**Required work:** Copy each line where the word "with" occurs.

**Given data:**
....

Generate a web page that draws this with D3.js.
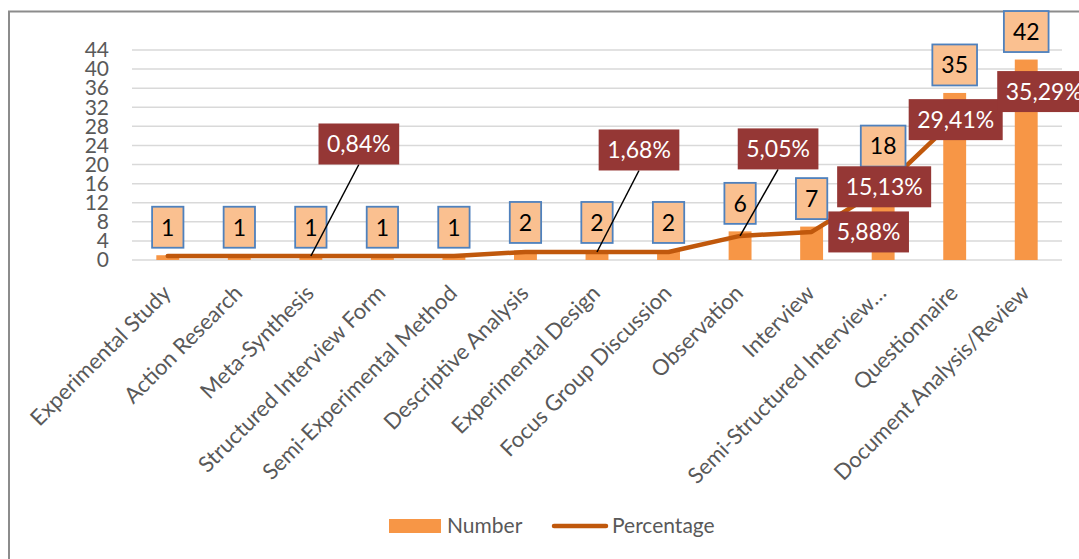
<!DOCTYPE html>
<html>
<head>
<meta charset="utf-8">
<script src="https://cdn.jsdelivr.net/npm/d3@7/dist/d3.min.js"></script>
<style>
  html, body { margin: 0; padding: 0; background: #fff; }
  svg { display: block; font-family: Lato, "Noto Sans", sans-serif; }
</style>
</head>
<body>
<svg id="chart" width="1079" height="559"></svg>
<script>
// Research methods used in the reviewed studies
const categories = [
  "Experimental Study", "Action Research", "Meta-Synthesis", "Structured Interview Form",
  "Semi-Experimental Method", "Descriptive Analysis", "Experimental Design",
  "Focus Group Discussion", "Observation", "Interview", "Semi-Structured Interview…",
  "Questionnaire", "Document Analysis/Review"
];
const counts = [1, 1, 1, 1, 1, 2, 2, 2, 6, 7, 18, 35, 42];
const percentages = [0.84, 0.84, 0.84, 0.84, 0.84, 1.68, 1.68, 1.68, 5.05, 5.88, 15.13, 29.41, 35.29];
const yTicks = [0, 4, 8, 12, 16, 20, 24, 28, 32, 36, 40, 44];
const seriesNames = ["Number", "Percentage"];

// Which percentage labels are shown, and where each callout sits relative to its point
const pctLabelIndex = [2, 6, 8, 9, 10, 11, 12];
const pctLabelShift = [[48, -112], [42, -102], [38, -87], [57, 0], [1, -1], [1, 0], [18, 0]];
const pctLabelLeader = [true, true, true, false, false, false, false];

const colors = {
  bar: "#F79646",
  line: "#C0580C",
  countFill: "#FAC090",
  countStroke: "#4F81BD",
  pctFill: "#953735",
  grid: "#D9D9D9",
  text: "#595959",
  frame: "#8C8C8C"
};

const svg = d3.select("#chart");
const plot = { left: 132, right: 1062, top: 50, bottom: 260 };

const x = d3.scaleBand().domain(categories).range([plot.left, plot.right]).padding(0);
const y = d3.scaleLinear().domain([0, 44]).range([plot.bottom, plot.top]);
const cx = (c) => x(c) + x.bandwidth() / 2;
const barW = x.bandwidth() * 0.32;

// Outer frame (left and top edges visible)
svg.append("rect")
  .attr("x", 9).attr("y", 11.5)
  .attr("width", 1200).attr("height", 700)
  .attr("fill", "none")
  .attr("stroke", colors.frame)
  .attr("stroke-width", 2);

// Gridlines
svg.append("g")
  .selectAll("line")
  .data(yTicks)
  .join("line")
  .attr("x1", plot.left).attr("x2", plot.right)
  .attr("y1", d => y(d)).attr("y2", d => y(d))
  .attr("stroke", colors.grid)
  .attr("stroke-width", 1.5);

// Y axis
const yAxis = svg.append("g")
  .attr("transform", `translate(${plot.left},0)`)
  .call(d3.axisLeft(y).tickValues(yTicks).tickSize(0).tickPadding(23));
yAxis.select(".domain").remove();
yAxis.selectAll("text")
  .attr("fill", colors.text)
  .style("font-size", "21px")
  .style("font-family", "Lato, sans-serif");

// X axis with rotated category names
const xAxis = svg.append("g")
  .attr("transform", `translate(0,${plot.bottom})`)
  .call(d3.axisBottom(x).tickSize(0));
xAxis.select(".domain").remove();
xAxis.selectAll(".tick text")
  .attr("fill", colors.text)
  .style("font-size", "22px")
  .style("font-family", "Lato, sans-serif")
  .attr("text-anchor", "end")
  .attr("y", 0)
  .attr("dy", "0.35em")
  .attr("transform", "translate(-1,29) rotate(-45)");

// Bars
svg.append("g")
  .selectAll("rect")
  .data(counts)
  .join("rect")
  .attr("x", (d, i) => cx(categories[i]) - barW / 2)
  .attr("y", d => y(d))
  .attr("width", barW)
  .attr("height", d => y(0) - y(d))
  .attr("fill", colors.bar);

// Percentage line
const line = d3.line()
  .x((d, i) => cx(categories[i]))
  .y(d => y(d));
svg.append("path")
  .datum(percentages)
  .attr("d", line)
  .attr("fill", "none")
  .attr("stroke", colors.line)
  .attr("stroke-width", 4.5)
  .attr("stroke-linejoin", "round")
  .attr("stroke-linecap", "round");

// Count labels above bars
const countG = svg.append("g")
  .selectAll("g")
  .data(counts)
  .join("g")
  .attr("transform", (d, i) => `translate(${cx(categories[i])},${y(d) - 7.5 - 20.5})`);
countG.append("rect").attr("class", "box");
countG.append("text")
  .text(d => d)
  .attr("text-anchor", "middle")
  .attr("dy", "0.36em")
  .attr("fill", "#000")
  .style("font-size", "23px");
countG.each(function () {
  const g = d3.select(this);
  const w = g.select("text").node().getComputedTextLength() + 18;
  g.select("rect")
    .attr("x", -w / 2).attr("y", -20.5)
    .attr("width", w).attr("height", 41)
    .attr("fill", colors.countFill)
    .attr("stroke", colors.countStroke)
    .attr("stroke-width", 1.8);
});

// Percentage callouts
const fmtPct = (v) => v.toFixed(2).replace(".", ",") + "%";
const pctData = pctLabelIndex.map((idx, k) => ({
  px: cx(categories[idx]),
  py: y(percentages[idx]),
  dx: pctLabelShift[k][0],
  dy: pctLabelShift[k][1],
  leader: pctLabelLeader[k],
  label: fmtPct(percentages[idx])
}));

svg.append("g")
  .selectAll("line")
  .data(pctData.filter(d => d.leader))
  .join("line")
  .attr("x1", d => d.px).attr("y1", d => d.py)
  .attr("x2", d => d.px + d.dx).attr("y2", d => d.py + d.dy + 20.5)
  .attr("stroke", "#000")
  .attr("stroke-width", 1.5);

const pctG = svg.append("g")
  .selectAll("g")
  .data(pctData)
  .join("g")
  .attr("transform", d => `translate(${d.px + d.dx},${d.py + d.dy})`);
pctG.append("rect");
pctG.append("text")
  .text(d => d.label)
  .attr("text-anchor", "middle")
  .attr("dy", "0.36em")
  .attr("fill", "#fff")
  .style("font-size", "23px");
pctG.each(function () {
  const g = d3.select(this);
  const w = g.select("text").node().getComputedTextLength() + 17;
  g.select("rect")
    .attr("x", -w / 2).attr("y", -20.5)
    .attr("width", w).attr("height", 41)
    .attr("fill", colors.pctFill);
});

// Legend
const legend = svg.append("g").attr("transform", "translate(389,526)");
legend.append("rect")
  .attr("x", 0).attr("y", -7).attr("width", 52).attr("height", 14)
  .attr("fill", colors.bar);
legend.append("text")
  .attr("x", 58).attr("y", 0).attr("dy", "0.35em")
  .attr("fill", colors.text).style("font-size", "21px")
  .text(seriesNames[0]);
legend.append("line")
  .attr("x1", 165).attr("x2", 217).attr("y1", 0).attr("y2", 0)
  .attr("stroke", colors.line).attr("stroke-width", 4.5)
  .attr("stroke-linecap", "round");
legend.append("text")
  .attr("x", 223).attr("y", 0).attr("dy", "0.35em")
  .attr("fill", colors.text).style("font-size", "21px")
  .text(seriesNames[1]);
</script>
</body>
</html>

....

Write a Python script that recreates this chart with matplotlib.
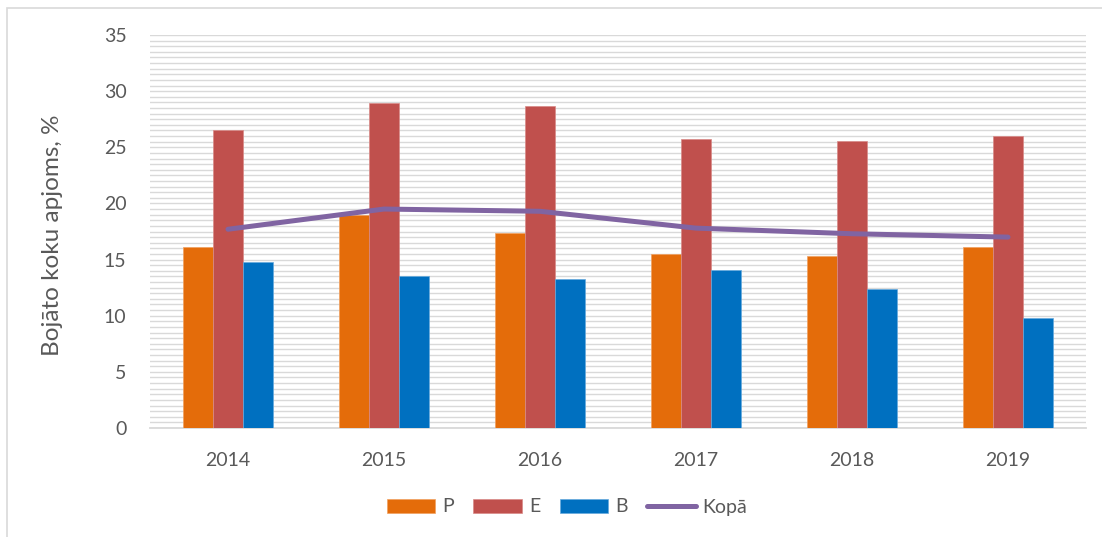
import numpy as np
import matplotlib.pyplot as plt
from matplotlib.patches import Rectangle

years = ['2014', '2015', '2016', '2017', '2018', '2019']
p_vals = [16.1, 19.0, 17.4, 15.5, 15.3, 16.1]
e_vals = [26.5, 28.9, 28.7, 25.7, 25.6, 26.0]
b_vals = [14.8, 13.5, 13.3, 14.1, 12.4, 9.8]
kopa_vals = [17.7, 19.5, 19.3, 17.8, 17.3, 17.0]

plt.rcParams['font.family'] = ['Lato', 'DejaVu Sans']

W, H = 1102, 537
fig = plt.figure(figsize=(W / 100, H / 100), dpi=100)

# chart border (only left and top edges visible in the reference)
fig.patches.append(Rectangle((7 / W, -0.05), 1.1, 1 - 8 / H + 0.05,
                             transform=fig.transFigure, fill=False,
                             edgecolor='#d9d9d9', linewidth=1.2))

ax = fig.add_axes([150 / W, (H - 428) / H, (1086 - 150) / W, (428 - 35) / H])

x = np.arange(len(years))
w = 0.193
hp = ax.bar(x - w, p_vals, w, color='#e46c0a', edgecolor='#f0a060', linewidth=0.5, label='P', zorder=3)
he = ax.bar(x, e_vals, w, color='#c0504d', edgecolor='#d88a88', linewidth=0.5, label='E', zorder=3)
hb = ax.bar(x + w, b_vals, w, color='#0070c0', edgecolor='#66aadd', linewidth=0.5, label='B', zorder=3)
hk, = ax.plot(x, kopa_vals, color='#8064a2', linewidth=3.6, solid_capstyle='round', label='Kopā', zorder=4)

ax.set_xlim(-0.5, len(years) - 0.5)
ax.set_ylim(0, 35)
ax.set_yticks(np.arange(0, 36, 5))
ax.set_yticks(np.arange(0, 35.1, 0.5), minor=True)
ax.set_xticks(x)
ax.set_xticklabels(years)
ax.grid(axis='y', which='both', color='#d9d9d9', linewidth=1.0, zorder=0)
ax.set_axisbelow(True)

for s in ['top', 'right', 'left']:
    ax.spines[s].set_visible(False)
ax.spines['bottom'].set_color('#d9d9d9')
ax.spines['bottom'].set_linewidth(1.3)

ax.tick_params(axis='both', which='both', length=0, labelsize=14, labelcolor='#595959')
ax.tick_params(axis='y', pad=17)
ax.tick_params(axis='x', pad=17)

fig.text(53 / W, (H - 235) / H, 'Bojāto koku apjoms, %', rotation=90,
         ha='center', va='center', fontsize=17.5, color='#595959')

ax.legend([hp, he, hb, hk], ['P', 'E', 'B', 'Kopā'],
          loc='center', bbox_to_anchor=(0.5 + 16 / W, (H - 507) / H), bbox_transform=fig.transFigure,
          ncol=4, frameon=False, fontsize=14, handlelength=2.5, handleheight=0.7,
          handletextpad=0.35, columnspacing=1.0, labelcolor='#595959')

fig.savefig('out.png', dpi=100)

....

**Problem solution:**
Generate a web page that draws this with D3.js.
// X axis with rotated category names
Write a Python script that recreates this chart with matplotlib.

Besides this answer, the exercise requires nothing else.